> **Prompt**
Everything from the first line of the data below through the line that contains "const yLabel = 'Amplitude (cm)';" should be written out exactly, please, and nothing more; the pictures stay out.

Dataset rows
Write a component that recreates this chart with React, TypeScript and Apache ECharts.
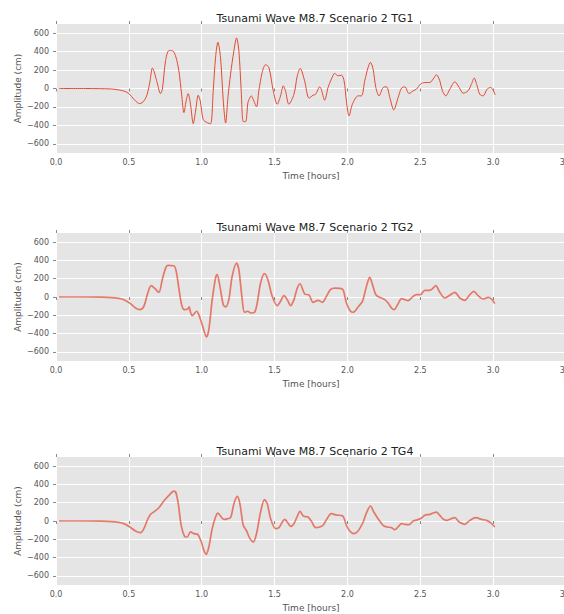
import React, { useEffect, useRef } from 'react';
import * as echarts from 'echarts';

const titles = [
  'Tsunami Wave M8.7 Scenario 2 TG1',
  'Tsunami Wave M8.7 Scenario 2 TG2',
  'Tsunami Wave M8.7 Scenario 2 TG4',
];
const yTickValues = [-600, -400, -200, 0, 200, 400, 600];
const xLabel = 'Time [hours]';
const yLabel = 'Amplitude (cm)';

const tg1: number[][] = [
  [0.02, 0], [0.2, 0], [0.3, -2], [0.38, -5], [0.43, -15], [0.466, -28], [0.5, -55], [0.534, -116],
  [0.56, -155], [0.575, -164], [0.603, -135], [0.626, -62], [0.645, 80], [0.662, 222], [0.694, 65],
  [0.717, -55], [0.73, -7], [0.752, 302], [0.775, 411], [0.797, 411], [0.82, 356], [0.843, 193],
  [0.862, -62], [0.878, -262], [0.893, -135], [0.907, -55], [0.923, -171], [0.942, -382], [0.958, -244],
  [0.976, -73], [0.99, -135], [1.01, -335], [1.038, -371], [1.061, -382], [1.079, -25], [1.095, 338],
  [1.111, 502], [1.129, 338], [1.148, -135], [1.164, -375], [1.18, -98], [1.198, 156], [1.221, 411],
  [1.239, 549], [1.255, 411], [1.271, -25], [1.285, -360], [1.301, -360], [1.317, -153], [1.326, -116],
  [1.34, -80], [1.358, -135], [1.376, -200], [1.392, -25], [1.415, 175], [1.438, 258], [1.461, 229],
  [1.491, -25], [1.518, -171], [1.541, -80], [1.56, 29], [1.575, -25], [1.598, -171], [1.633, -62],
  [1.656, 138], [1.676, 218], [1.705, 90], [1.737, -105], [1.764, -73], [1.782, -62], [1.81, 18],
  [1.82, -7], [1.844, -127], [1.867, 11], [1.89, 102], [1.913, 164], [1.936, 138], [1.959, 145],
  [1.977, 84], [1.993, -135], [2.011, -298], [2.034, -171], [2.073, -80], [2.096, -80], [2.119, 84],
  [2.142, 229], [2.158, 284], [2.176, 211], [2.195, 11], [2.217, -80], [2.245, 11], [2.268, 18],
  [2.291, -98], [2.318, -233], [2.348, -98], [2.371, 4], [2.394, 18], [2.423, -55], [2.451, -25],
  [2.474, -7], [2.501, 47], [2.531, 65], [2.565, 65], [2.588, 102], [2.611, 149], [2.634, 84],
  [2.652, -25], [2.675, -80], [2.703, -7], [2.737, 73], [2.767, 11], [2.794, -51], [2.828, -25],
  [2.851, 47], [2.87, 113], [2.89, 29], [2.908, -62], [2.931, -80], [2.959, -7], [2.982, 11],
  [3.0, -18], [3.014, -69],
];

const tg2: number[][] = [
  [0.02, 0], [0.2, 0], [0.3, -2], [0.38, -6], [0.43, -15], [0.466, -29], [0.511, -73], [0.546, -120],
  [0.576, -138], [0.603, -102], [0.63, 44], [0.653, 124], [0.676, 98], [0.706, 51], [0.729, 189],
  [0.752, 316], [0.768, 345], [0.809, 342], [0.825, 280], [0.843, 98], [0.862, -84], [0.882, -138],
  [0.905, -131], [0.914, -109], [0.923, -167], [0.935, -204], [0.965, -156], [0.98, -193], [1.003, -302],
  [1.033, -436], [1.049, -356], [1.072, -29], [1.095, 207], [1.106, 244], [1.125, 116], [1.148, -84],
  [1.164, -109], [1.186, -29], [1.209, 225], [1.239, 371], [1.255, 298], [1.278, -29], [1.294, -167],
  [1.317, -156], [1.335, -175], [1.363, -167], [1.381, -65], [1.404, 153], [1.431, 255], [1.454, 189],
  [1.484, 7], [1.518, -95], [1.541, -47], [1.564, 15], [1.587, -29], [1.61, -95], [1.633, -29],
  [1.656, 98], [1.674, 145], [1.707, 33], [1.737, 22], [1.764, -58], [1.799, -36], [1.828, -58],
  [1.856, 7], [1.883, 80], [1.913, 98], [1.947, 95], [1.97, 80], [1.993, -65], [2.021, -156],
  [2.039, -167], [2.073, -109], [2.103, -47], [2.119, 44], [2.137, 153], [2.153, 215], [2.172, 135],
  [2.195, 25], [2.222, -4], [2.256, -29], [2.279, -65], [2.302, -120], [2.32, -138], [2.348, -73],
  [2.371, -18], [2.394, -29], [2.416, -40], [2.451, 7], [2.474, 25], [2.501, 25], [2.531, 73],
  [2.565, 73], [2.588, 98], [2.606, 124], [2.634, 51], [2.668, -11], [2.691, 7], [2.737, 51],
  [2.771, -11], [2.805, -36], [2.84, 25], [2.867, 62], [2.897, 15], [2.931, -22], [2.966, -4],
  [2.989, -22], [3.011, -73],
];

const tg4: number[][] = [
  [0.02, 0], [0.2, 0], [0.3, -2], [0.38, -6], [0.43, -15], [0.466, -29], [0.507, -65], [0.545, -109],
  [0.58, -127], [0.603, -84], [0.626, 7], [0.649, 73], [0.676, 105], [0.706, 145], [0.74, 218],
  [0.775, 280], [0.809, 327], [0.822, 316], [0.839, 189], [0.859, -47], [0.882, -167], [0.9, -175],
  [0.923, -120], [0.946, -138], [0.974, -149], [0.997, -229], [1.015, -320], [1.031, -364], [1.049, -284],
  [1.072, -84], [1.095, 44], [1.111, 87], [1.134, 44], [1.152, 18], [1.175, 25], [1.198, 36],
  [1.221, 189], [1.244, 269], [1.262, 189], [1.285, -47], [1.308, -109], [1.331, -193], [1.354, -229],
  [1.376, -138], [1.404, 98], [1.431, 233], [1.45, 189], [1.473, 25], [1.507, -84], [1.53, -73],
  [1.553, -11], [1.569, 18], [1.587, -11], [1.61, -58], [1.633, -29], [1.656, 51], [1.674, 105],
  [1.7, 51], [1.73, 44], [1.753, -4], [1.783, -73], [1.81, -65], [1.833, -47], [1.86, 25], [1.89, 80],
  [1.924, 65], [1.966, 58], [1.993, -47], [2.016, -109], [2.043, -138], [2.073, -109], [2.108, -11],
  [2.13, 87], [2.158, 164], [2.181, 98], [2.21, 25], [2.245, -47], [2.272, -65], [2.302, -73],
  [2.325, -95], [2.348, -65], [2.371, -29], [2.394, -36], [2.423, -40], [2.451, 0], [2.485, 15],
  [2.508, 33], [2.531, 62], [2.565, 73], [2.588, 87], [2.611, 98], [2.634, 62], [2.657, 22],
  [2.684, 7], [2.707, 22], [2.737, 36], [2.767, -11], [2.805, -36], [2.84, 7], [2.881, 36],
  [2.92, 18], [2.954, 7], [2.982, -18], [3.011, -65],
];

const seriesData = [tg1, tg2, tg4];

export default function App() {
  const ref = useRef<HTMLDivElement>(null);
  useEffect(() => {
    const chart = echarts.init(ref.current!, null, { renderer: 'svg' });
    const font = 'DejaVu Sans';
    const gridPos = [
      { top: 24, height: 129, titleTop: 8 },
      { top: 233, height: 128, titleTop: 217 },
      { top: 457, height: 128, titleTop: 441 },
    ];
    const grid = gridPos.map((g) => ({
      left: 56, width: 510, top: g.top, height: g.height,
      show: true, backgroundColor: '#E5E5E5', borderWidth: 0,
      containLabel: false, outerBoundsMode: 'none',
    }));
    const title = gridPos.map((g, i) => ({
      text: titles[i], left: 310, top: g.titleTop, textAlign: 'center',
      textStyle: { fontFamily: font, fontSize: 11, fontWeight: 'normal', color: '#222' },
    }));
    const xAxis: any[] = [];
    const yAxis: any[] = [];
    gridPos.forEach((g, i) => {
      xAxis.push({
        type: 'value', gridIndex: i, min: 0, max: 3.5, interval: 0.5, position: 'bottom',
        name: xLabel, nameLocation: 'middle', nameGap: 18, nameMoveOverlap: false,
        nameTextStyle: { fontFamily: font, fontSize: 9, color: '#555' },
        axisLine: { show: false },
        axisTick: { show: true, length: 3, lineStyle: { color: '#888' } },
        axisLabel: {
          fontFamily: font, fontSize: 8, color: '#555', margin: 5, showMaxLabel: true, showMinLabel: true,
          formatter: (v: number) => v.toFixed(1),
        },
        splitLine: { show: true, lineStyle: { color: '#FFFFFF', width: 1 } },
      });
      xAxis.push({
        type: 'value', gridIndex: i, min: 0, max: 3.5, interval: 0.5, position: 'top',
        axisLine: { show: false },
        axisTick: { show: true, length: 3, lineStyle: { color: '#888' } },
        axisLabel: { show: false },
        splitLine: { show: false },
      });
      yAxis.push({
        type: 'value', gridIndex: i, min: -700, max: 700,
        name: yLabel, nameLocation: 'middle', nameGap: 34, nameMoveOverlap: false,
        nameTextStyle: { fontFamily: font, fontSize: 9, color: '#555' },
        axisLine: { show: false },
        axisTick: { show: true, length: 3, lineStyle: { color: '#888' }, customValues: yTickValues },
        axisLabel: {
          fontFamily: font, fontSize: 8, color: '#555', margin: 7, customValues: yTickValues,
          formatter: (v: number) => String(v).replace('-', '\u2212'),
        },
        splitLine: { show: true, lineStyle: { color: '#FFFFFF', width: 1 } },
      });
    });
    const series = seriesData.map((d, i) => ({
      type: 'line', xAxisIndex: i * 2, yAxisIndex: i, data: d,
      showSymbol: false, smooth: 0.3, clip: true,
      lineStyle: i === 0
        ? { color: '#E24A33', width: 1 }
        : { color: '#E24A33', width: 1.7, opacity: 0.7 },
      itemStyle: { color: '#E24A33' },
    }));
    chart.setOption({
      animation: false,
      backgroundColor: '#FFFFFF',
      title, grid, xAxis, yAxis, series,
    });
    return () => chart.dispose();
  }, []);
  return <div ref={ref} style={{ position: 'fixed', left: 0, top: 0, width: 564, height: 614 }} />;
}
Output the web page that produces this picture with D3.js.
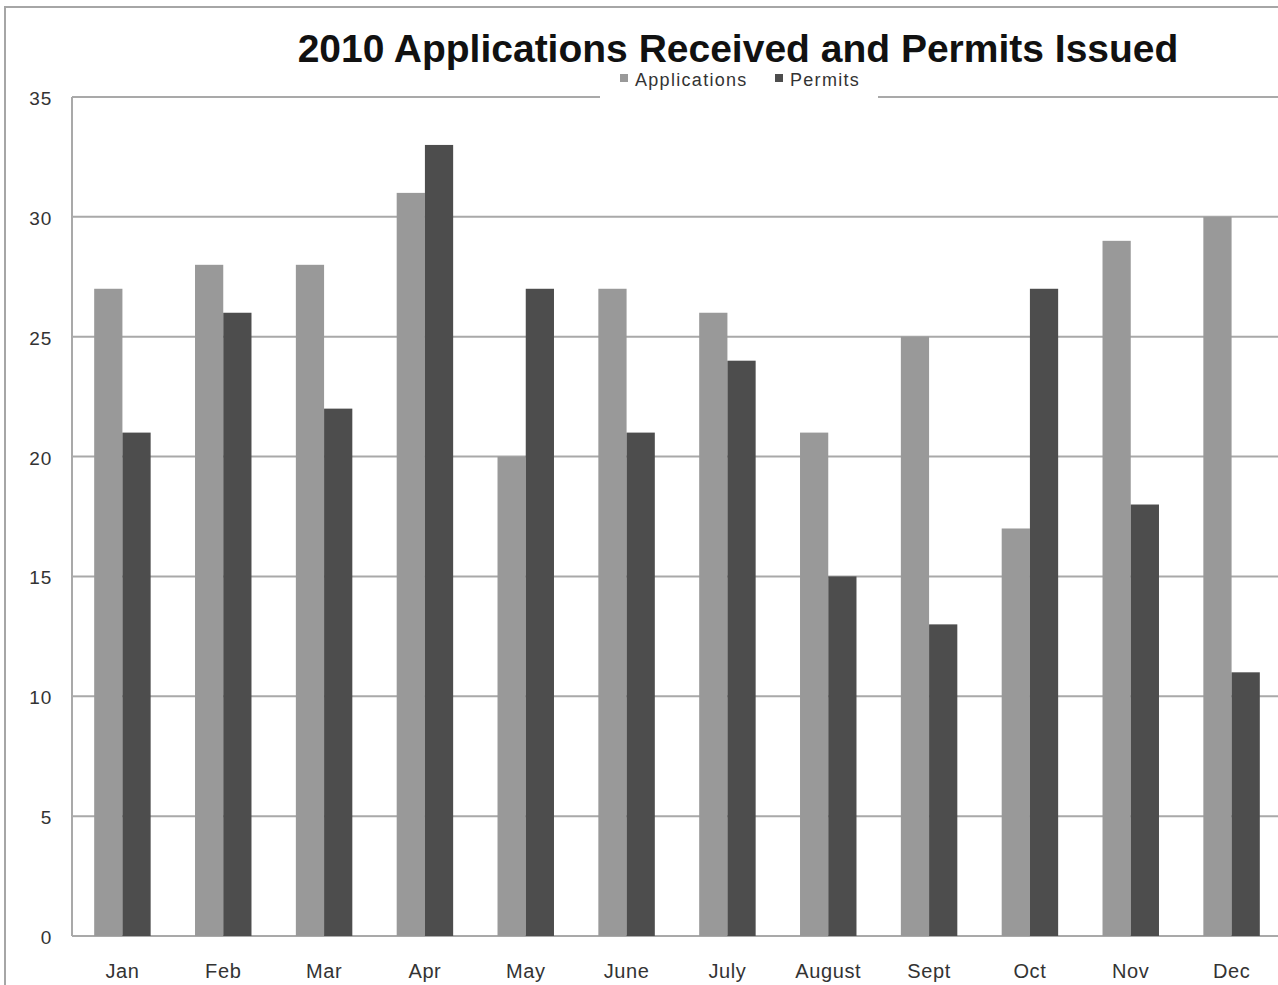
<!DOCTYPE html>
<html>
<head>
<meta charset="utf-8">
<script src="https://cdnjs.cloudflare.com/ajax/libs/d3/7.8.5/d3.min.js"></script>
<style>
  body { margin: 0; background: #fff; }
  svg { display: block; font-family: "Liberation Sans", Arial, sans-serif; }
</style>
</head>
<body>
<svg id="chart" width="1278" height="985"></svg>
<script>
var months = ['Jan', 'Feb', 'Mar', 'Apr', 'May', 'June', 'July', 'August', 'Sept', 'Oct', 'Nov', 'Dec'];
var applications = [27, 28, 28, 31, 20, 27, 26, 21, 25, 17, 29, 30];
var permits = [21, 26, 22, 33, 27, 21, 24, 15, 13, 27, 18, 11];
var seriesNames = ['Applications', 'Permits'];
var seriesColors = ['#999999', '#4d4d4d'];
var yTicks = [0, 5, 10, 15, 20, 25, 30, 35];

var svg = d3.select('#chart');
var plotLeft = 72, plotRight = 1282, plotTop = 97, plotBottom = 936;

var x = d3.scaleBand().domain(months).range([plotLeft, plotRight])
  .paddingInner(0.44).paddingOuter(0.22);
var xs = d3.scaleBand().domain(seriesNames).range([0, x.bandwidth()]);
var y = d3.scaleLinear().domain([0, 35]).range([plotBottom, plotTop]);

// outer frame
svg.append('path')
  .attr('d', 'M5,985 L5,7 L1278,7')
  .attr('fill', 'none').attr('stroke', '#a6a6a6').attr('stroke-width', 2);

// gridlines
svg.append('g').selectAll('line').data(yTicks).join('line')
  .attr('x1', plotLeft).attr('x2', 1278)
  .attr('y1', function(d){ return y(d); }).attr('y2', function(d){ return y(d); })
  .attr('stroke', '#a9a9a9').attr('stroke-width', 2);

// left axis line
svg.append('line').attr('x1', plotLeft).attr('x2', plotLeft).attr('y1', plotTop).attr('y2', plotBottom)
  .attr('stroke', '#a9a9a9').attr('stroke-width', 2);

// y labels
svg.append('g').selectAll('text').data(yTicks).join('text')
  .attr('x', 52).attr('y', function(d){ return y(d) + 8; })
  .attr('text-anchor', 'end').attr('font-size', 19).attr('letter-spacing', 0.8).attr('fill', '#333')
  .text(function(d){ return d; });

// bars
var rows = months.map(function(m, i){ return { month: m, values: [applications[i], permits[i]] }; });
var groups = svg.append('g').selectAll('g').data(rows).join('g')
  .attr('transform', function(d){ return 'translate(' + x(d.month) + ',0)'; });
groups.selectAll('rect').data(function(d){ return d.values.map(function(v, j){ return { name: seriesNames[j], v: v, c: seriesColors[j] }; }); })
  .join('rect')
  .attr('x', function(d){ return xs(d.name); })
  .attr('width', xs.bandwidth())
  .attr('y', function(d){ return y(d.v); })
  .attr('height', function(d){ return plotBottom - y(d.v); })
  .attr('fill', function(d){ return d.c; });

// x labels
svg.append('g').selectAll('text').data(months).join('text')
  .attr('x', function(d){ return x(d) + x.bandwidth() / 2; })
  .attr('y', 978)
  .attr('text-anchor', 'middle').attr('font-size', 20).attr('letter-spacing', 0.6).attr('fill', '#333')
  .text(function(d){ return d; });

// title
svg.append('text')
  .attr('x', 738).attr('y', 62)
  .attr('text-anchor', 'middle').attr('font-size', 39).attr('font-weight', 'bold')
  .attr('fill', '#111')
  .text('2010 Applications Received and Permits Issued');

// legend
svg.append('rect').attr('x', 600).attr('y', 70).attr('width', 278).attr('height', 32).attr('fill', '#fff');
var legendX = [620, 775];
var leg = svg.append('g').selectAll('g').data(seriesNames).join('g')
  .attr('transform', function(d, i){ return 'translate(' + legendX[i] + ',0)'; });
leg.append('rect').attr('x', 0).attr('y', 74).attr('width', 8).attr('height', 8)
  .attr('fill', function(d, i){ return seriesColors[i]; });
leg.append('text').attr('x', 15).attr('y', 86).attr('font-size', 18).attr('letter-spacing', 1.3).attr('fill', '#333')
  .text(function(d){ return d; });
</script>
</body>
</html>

> **Expected output**
Write a component that recreates this chart with React, TypeScript and Apache ECharts.
import React, { useEffect, useRef } from 'react';
import * as echarts from 'echarts';

const titles = [
  'Tsunami Wave M8.7 Scenario 2 TG1',
  'Tsunami Wave M8.7 Scenario 2 TG2',
  'Tsunami Wave M8.7 Scenario 2 TG4',
];
const yTickValues = [-600, -400, -200, 0, 200, 400, 600];
const xLabel = 'Time [hours]';
const yLabel = 'Amplitude (cm)';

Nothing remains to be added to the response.